Although Gov. Jeb Bush signed a new law on May 11, 2006, that prohibits these kinds of property seizures, the city rushed to approve its plan in an emergency meeting on May 10. Asked about these shady tactics, Riviera Beach Mayor Michael Brown insisted the city acted legally.
“We’re comfortable,” he said, “with everything we’ve done.” Unfortunately, Brown’s audacity is typical of bureaucrats who see Kelo as signaling open season on landowners. These officials perceive themselves as sculptors of neighborhoods, who mold their ideal city from the property that people have worked hard to buy. They don’t see property as a right, but as a privilege that can be revoked or altered in the name of “progress.”
Our Founding Fathers believed that government exists to protect property rights. But to “progressives” like Brown, private property — and the people who own it — exist for the government’s purposes.
Another “progressive,” Louis Brandeis, described this interpretation of property rights this way: “rights of property and the liberty of the individual,” he said, “must be remolded, from time to time, to meet the changing needs of society.”

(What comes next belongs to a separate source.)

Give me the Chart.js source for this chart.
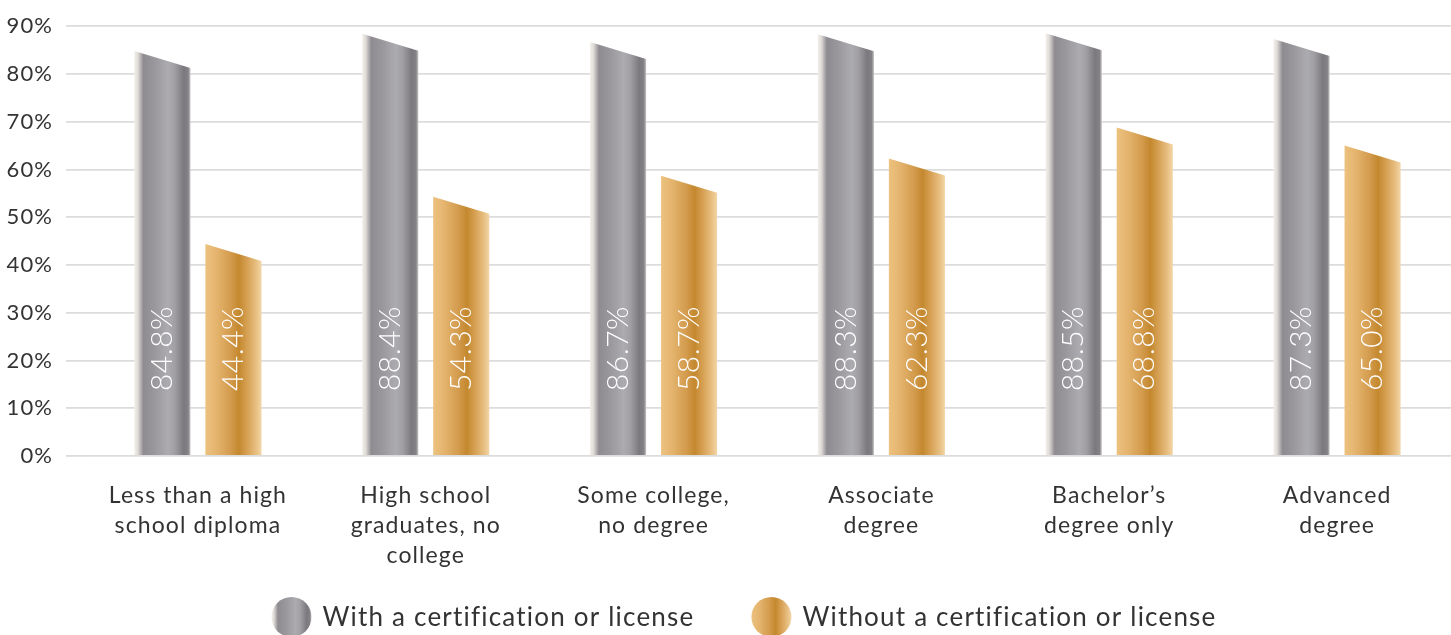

This attitude is shared by the Los Angeles City Council, which is now in the process of condemning the 70-year-old Bernard Luggage Store on the corner of Hollywood and Vine, so it can replace the store with a luxury hotel … and by officials in Freeport, Texas, who are taking a small shrimping business so a developer can build a shopping center … and by bureaucrats in Norwood, Ohio, who are seizing a neighborhood of pretty, middle-class homes to make way for an industrial park.
In the past year, several states have passed laws aimed at restricting the use of eminent domain. Alas, many of these laws include loopholes allowing government to take property for developers if the land is declared “blighted.” Since most states define “blight” in extremely vague terms, such exceptions essentially nullify these new laws.
A new Alabama law, for example, prohibits land seizures for private development — unless bureaucrats believe it suffers from “dilapidation, obsolescence, overcrowding, faulty arrangement or design, lack of ventilation, light and sanitary facilities, excessive land coverage, deleterious land use or obsolete layout, or any combination of these or other factors.” Such ambiguous terms allow practically any property in Alabama to be taken.
Other states, including Florida, have enacted strong new protections for property owners. That state’s new law — the one that Mayor Brown is shamelessly trying to evade — not only prohibits eminent domain for development but also forbids government from seizing “blighted areas.” If Mayor Brown or other Florida officials want to bolster the economy, the law requires them to do so in ways that respect property rights, such as lowering taxes, or eliminating regulations that discourage entrepreneurs. In fact, the best way to cure economic stagnation is to increase — not decrease — security for property rights.
Nobody’s going to invest in a place where property can be stolen, or condemned, at any moment. In fact, experience shows that redevelopment doesn’t require the use of eminent domain. Seattle recently completed a major redevelopment project without it. Even the Disney theme parks were built without using eminent domain. Unfortunately, eminent domain abuse not only blinds officials to the possibilities of free-market development; it also distracts them from their legal and ethical duties.
Bureaucrats today have a hard time distinguishing the genuine public interest from the private interests of powerful developers. There’s really only one thing that’s in the genuine public interest: the equal protection of individual rights. But people like Brown think that seizing land for shopping centers is good for society because it “creates jobs.”
As the Michigan Supreme Court recently noted, this theory “would validate practically any exercise of the power of eminent domain on behalf of a private entity. After all, if one’s ownership of private property is forever subject to the government’s determination that another private party would put one’s land to better use, then the ownership of real property is perpetually threatened by the expansion plans of any large discount retailer.”
Mayor Brown’s actions prove that citizens must be willing to stand up to their elected officials if they want their property rights respected. That’s why the Pacific Legal Foundation has filed a lawsuit against Riviera Beach, to defend the rights of the city’s property owners.
But real reform requires more than court decisions. It requires all Americans to return to our founding principles, and to recognize that government doesn’t exist to “remold” our rights; it exists to protect our rights to life, liberty, and the pursuit of happiness.